EXERCISE DIRECTIONS.
Omit pictures and quote the listing below line by line, from its start through the line that holds "const degStep = 0.25;".

SOURCE EXCERPT.
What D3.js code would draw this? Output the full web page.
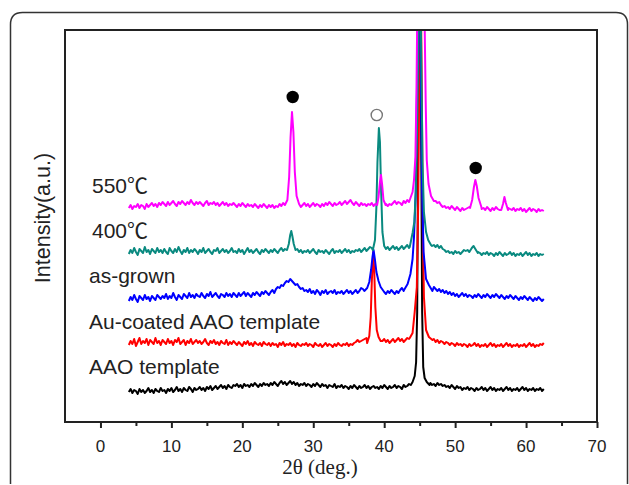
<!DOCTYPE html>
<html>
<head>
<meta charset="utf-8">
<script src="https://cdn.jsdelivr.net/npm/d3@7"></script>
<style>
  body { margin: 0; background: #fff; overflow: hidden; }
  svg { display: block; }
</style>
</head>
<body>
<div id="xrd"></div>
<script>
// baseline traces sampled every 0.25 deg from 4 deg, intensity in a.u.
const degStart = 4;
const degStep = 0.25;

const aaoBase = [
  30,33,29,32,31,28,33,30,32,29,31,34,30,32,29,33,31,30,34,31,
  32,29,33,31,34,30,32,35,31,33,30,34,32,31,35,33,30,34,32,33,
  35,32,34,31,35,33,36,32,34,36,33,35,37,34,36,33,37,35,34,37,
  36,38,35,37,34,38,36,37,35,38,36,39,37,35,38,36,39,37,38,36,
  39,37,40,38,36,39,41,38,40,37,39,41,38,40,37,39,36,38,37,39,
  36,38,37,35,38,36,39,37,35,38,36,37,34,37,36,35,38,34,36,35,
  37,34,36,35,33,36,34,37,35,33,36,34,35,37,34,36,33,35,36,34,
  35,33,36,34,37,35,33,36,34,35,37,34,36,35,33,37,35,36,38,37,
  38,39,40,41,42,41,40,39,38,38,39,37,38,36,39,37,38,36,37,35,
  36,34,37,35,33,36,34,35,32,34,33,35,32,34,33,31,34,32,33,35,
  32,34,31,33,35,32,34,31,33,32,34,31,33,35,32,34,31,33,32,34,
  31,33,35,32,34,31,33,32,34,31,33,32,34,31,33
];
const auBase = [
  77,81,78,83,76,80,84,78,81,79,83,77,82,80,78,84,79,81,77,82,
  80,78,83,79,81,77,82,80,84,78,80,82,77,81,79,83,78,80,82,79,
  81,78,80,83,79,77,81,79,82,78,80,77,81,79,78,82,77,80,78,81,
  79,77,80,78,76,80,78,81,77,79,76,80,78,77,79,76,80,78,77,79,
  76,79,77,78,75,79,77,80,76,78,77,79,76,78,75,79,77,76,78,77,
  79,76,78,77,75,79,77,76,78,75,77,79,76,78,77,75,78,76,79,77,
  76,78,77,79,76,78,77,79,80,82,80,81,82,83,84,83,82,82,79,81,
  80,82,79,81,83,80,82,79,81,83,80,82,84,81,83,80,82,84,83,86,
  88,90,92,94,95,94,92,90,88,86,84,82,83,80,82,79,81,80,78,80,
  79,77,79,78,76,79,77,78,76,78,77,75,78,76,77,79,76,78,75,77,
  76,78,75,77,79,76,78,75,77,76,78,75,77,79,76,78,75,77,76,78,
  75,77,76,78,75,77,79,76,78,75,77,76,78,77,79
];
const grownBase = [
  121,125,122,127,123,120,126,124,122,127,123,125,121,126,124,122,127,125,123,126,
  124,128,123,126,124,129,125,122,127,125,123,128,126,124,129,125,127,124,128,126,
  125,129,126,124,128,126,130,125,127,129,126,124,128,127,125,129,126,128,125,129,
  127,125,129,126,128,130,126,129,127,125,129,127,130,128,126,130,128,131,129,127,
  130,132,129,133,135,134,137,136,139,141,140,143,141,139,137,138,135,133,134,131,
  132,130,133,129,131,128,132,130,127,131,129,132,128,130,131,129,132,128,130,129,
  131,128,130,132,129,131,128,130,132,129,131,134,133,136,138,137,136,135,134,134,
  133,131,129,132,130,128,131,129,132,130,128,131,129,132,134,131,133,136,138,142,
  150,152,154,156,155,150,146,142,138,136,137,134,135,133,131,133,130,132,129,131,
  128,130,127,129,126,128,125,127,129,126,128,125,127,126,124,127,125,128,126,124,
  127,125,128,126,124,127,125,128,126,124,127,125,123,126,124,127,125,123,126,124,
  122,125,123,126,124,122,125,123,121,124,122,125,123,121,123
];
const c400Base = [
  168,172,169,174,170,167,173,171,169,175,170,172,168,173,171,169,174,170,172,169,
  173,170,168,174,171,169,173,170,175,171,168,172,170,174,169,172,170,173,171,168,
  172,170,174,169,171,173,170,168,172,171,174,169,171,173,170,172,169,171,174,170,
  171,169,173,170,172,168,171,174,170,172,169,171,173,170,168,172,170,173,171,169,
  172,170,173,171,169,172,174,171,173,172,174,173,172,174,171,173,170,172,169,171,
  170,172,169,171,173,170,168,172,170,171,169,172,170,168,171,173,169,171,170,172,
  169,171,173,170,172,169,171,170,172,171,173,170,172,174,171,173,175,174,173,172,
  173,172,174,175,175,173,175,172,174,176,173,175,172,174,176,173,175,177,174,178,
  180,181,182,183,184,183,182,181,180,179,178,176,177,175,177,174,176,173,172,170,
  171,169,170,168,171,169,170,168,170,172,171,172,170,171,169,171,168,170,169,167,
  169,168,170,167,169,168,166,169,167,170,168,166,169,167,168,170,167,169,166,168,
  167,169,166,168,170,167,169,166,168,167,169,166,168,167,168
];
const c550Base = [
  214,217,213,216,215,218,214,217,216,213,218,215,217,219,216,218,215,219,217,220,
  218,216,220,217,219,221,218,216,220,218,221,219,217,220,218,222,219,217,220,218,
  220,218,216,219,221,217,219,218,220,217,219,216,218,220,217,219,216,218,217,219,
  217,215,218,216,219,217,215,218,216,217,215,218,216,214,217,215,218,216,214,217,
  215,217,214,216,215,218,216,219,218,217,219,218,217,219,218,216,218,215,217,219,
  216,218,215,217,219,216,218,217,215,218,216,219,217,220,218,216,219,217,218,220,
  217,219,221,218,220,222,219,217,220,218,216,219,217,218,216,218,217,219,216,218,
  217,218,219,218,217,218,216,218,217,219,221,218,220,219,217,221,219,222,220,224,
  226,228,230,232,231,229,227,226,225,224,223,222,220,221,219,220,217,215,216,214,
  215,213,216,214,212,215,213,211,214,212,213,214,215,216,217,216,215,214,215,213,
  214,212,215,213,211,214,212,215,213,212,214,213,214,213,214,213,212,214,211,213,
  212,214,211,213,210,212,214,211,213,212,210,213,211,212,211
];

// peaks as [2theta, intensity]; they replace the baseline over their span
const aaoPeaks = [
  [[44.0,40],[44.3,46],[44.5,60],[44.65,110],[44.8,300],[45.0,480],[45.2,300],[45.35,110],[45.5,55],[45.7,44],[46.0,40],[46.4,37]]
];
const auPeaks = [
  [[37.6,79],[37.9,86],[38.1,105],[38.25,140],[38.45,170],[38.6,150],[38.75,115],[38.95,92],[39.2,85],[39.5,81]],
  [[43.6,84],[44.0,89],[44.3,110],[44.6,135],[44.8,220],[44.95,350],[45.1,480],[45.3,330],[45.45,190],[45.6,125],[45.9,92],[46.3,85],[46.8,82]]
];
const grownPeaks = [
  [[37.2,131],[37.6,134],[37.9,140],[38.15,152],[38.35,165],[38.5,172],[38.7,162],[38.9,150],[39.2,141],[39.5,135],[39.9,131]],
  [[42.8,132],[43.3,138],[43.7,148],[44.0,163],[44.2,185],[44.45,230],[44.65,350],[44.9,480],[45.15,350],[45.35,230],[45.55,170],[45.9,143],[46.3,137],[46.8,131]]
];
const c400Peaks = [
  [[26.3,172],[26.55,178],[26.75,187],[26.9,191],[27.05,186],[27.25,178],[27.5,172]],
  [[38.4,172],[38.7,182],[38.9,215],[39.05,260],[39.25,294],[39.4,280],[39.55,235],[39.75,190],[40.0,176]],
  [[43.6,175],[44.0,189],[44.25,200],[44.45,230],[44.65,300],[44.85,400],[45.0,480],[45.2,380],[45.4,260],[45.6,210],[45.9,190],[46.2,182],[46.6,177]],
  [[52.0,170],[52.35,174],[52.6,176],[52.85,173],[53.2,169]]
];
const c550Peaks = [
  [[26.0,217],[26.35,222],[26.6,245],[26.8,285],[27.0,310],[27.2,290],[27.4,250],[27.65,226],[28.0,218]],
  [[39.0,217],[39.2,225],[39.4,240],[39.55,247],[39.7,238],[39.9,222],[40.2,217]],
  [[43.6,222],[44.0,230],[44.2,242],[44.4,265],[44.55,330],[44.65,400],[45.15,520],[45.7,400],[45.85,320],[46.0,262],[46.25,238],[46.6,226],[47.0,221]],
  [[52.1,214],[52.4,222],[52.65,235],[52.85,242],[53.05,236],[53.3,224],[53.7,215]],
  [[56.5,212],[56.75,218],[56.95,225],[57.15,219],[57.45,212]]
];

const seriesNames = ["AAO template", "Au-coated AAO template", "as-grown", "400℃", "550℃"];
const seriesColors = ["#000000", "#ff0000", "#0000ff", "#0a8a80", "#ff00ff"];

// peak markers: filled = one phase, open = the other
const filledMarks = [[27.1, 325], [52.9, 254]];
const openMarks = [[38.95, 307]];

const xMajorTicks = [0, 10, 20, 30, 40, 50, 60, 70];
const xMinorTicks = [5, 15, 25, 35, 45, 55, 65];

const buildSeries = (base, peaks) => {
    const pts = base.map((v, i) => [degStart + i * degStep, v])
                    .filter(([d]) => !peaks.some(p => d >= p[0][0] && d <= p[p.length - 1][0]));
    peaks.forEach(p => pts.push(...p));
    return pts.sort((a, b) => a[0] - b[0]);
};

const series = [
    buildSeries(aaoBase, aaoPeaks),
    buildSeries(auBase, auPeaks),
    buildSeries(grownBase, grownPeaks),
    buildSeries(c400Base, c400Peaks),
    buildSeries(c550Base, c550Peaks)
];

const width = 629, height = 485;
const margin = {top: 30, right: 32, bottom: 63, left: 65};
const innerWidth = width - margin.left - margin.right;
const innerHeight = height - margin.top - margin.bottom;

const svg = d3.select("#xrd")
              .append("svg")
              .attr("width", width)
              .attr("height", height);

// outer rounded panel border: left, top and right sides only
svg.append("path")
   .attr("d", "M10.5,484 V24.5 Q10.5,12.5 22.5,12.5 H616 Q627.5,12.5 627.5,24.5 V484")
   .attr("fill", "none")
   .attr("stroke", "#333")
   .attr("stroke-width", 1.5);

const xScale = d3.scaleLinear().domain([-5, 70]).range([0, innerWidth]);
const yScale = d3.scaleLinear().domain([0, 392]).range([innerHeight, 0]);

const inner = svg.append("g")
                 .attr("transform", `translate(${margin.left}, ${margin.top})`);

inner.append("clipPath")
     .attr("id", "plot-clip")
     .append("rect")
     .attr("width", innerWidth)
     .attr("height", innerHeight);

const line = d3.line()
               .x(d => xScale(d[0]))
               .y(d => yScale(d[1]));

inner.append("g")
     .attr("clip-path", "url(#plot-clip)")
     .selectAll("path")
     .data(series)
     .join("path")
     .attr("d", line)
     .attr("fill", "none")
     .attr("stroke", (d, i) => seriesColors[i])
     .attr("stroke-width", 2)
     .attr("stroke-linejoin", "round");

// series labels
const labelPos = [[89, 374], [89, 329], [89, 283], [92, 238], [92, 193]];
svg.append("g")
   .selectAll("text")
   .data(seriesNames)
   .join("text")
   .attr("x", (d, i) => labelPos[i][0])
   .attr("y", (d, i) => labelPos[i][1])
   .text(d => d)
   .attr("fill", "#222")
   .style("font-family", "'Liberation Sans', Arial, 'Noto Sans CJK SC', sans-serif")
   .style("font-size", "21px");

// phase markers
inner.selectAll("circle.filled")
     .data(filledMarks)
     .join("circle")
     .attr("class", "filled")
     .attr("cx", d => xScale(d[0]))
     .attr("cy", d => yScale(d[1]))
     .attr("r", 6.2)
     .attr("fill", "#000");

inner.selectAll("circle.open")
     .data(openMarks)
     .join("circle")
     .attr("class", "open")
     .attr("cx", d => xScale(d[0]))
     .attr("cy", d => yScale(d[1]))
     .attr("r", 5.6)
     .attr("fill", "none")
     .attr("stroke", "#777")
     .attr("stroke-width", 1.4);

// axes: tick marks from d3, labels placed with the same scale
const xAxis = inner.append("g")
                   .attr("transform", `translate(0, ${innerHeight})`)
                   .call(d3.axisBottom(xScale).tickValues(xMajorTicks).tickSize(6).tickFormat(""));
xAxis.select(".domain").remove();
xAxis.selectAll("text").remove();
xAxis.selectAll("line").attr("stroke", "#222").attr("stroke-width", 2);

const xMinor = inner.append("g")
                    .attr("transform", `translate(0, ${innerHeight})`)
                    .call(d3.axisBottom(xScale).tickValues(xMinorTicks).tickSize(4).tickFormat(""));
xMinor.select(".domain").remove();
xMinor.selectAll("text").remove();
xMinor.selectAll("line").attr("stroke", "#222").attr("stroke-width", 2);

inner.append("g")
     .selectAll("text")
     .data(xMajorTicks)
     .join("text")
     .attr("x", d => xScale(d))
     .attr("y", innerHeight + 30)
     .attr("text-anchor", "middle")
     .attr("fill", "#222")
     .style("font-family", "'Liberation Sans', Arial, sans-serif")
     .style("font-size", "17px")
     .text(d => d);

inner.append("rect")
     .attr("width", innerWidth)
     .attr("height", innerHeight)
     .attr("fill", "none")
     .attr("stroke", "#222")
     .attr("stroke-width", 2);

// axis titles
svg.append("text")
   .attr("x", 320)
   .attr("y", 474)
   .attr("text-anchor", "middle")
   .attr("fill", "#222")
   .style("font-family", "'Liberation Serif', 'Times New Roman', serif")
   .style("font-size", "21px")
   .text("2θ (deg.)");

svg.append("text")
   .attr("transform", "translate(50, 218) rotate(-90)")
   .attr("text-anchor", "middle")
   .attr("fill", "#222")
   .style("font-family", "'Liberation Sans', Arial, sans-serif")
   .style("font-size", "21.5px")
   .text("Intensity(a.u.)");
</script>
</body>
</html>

WORKED ANSWER.
What D3.js code would draw this? Output the full web page.
<!DOCTYPE html>
<html>
<head>
<meta charset="utf-8">
<script src="https://cdn.jsdelivr.net/npm/d3@7"></script>
<style>
  body { margin: 0; background: #fff; overflow: hidden; }
  svg { display: block; }
</style>
</head>
<body>
<div id="xrd"></div>
<script>
// baseline traces sampled every 0.25 deg from 4 deg, intensity in a.u.
const degStart = 4;
const degStep = 0.25;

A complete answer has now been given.